WHAT TO WORK ON>
Starting with the first line of the data below, copy each line up to and including the one containing "label='Short-circuit number', zorder=3)". Pictures stay out.

DATA BLOCK>
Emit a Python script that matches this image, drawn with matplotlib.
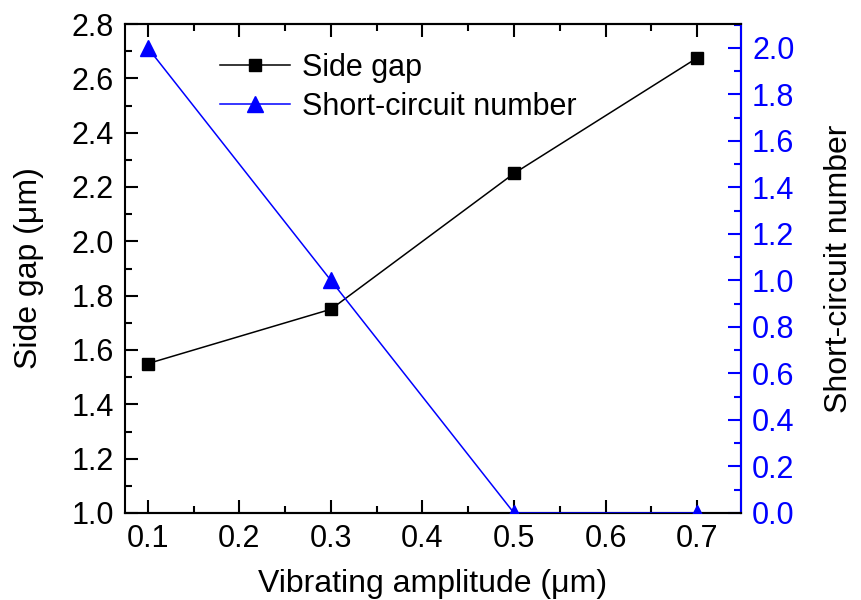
import matplotlib
matplotlib.use('Agg')
import matplotlib.pyplot as plt
from matplotlib.ticker import MultipleLocator

amplitude = [0.1, 0.3, 0.5, 0.7]
side_gap = [1.55, 1.75, 2.25, 2.675]
short_circuit = [2.0, 1.0, 0.0, 0.0]

plt.rcParams['font.family'] = ['Liberation Sans', 'DejaVu Sans']
plt.rcParams['font.size'] = 22

fig = plt.figure(figsize=(8.62, 6.0), dpi=100)
ax = fig.add_axes([125 / 862, 1 - 513 / 600, 616 / 862, 489 / 600])
ax2 = ax.twinx()

l1, = ax.plot(amplitude, side_gap, color='black', lw=1.1, marker='s', ms=9,
              label='Side gap', zorder=3)
l2, = ax2.plot(amplitude, short_circuit, color='blue', lw=1.1, marker='^', ms=12,
               label='Short-circuit number', zorder=3)

ax.set_xlim(0.075, 0.748)
ax.set_ylim(1.0, 2.8)
ax2.set_ylim(0.0, 2.103)

ax.xaxis.set_major_locator(MultipleLocator(0.1))
ax.xaxis.set_minor_locator(MultipleLocator(0.05))
ax.yaxis.set_major_locator(MultipleLocator(0.2))
ax.yaxis.set_minor_locator(MultipleLocator(0.1))
ax2.yaxis.set_major_locator(MultipleLocator(0.2))
ax2.yaxis.set_minor_locator(MultipleLocator(0.1))

ax.tick_params(axis='x', which='both', direction='in', top=True, width=1.5)
ax.tick_params(axis='y', which='both', direction='in', width=1.5)
ax.tick_params(which='major', length=9.5, pad=8, labelsize=22)
ax.tick_params(which='minor', length=5)
ax2.tick_params(axis='y', which='both', direction='in', colors='blue', width=1.5)
ax2.tick_params(which='major', length=9.5, pad=8, labelsize=22)
ax2.tick_params(which='minor', length=5)

for s in ax.spines.values():
    s.set_linewidth(1.5)
for s in ax2.spines.values():
    s.set_linewidth(1.5)
ax2.spines['right'].set_color('blue')
ax2.spines['left'].set_visible(False)

ax.set_xlabel('Vibrating amplitude (μm)', labelpad=11, fontsize=23)
ax.set_ylabel('Side gap (μm)', labelpad=20, fontsize=23)
ax2.set_ylabel('Short-circuit number', labelpad=21, fontsize=23)

ax.legend(handles=[l1, l2], loc='upper left', bbox_to_anchor=(0.119, 0.985),
          frameon=False, handlelength=2.3, borderpad=0.2, fontsize=22,
          labelspacing=0.3, handletextpad=0.4)

fig.savefig('out.png', dpi=100)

OUTPUT OF THE TASK>
Emit a Python script that matches this image, drawn with matplotlib.
import matplotlib
matplotlib.use('Agg')
import matplotlib.pyplot as plt
from matplotlib.ticker import MultipleLocator

amplitude = [0.1, 0.3, 0.5, 0.7]
side_gap = [1.55, 1.75, 2.25, 2.675]
short_circuit = [2.0, 1.0, 0.0, 0.0]

plt.rcParams['font.family'] = ['Liberation Sans', 'DejaVu Sans']
plt.rcParams['font.size'] = 22

fig = plt.figure(figsize=(8.62, 6.0), dpi=100)
ax = fig.add_axes([125 / 862, 1 - 513 / 600, 616 / 862, 489 / 600])
ax2 = ax.twinx()

l1, = ax.plot(amplitude, side_gap, color='black', lw=1.1, marker='s', ms=9,
              label='Side gap', zorder=3)
l2, = ax2.plot(amplitude, short_circuit, color='blue', lw=1.1, marker='^', ms=12,
               label='Short-circuit number', zorder=3)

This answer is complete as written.